5) Combine methods (practical patterns)
Combining techniques often yields better results in practice:
- PCA → t-SNE/UMAP: reduce to a moderate dimension (e.g., 30–50) with PCA to denoise and speed up t-SNE/UMAP.
- Ensemble/concatenate features: combine linear and non-linear embeddings to feed into downstream models.
- Use autoencoders for nonlinear compression, then cluster in latent space.
6) Balance performance with interpretability
This is a common interview topic. Consider these trade-offs:
- Use PCA, NMF, or sparse methods when interpretability matters (you can inspect loadings/components).
- Use autoencoders or manifold methods (t-SNE/UMAP) when you need expressive non-linear representations and have sufficient data, but be ready to justify lack of direct interpretability.

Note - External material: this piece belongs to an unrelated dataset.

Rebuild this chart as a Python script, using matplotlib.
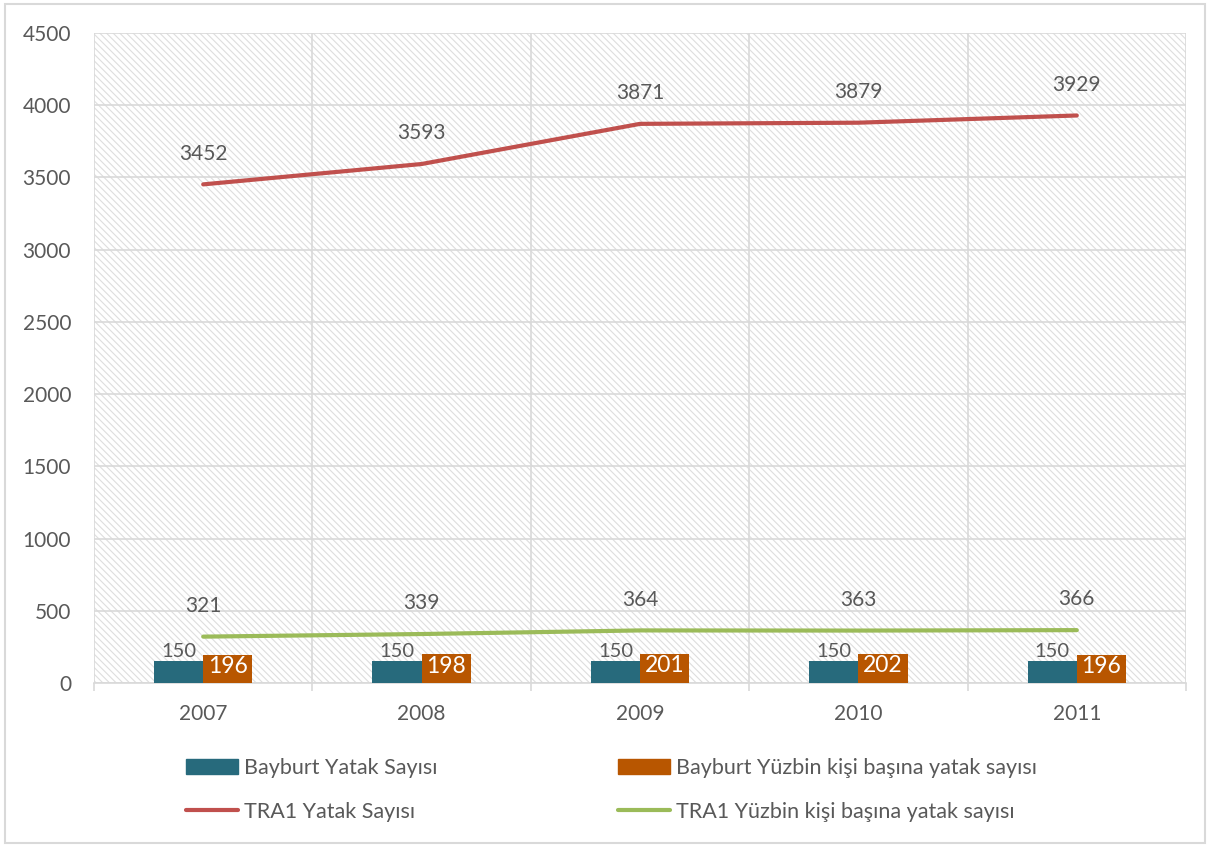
import numpy as np
import matplotlib
matplotlib.use('Agg')
import matplotlib.pyplot as plt
from matplotlib.patches import Rectangle, Patch
from matplotlib.lines import Line2D

plt.rcParams['font.family'] = ['Lato', 'DejaVu Sans']
plt.rcParams['hatch.linewidth'] = 0.8

# veriler
years = ['2007', '2008', '2009', '2010', '2011']
bayburt_yatak = [150, 150, 150, 150, 150]
bayburt_yuzbin = [196, 198, 201, 202, 196]
tra1_yatak = [3452, 3593, 3871, 3879, 3929]
tra1_yuzbin = [321, 339, 364, 363, 366]

c_teal = '#276A7C'
c_orange = '#B85600'
c_red = '#C0504D'
c_green = '#9BBB59'
c_text = '#595959'
c_grid = '#D9D9D9'

fig = plt.figure(figsize=(12.11, 8.47), dpi=100)
ax = fig.add_axes([94 / 1211, 1 - 683 / 847, 1092 / 1211, 650 / 847])

# dis cerceve
fig.patches.append(Rectangle((5 / 1211, 4 / 847), 1200 / 1211, 839 / 847,
                             transform=fig.transFigure, fill=False,
                             edgecolor=c_grid, linewidth=1.5))

# tarali arka plan
ax.add_patch(Rectangle((0, 0), 1, 1, transform=ax.transAxes, facecolor='white',
                       edgecolor='#DEDEDE', hatch='\\\\\\\\\\', linewidth=0, zorder=0))

x = np.arange(len(years))
w = 0.225
ax.bar(x - w / 2, bayburt_yatak, w, color=c_teal, zorder=3)
ax.bar(x + w / 2, bayburt_yuzbin, w, color=c_orange, zorder=3)
ax.plot(x, tra1_yatak, color=c_red, linewidth=3, zorder=4, solid_capstyle='round')
ax.plot(x, tra1_yuzbin, color=c_green, linewidth=3, zorder=4, solid_capstyle='round')

fs = 15
for xi, v in zip(x, bayburt_yatak):
    ax.annotate(str(v), (xi - w / 2, v), xytext=(0, 1), textcoords='offset points',
                ha='center', va='bottom', fontsize=fs - 0.5, color=c_text, zorder=5)
for xi, v in zip(x, bayburt_yuzbin):
    ax.annotate(str(v), (xi + w / 2, v), xytext=(0, -1), textcoords='offset points',
                ha='center', va='top', fontsize=fs + 1.5, color='white', zorder=5)
for xi, v in zip(x, tra1_yatak):
    ax.annotate(str(v), (xi, v), xytext=(0, 15), textcoords='offset points',
                ha='center', va='bottom', fontsize=fs, color=c_text, zorder=5)
for xi, v in zip(x, tra1_yuzbin):
    ax.annotate(str(v), (xi, v), xytext=(0, 15), textcoords='offset points',
                ha='center', va='bottom', fontsize=fs, color=c_text, zorder=5)

ax.set_xlim(-0.5, 4.5)
ax.set_ylim(0, 4500)
ax.set_yticks(np.arange(0, 4501, 500))
ax.set_xticks(x)
ax.set_xticklabels(years)
ax.set_xticks(np.arange(-0.5, 5, 1), minor=True)
ax.tick_params(axis='x', which='major', length=0, pad=15, labelsize=fs, labelcolor=c_text)
ax.tick_params(axis='x', which='minor', length=6, color=c_grid, width=1.2)
ax.tick_params(axis='y', length=0, pad=16.5, labelsize=fs, labelcolor=c_text)
ax.grid(axis='y', which='major', color=c_grid, linewidth=1.2, zorder=1)
ax.grid(axis='x', which='minor', color=c_grid, linewidth=1.2, zorder=1)
ax.set_axisbelow(True)
for s in ['top', 'right', 'left']:
    ax.spines[s].set_visible(False)
ax.spines['bottom'].set_color(c_grid)
ax.spines['bottom'].set_linewidth(1.2)

# lejant
h1 = [Patch(color=c_teal), Line2D([], [], color=c_red, linewidth=3, solid_capstyle='round')]
h2 = [Patch(color=c_orange), Line2D([], [], color=c_green, linewidth=3, solid_capstyle='round')]
kw = dict(frameon=False, fontsize=15.5, labelcolor=c_text, handlelength=2.4,
          handleheight=0.7, handletextpad=0.3, labelspacing=1.1, loc='upper left',
          borderaxespad=0, borderpad=0)
fig.legend(h1, ['Bayburt Yatak Sayısı', 'TRA1 Yatak Sayısı'],
           bbox_to_anchor=(186 / 1211, 1 - 758 / 847), **kw)
fig.legend(h2, ['Bayburt Yüzbin kişi başına yatak sayısı',
                'TRA1 Yüzbin kişi başına yatak sayısı'],
           bbox_to_anchor=(618 / 1211, 1 - 758 / 847), **kw)

fig.savefig('out.png', dpi=100)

- If both are needed, combine: train a constrained/sparse autoencoder or apply methods that enforce structure.
Interview tips and a short example answer
- Explain your objective (visualization vs feature compression vs noise reduction).
- State your preprocessing choices and why.
- Choose method(s) with rationale (speed, interpretability, nonlinearity).
- Describe how you'd validate (clustering metrics, downstream model performance, stability tests).
Example short answer: "I'd start with imputation and scaling, run PCA to check explained variance, and if the structure looks linear use PCA components. For nonlinear structure or visualization I'd apply UMAP (or t‑SNE) after reducing dimensions with PCA; for production embeddings I'd consider an autoencoder and validate via downstream model performance and clustering stability."
Quick checklist to recite in an interview
- Preprocess: impute, handle outliers, scale.
- Pick tool: PCA (linear), UMAP/t‑SNE (visualization), autoencoder (nonlinear).
- Tune: n_components, perplexity/n_neighbors, latent_dim, learning rate.
- Validate: plots, clustering metrics, downstream task, stability.
- Trade-offs: interpretability vs performance; combine methods when useful.
Unsupervised feature extraction is as much art as science: be explicit about choices, validate multiple ways, and communicate trade-offs clearly.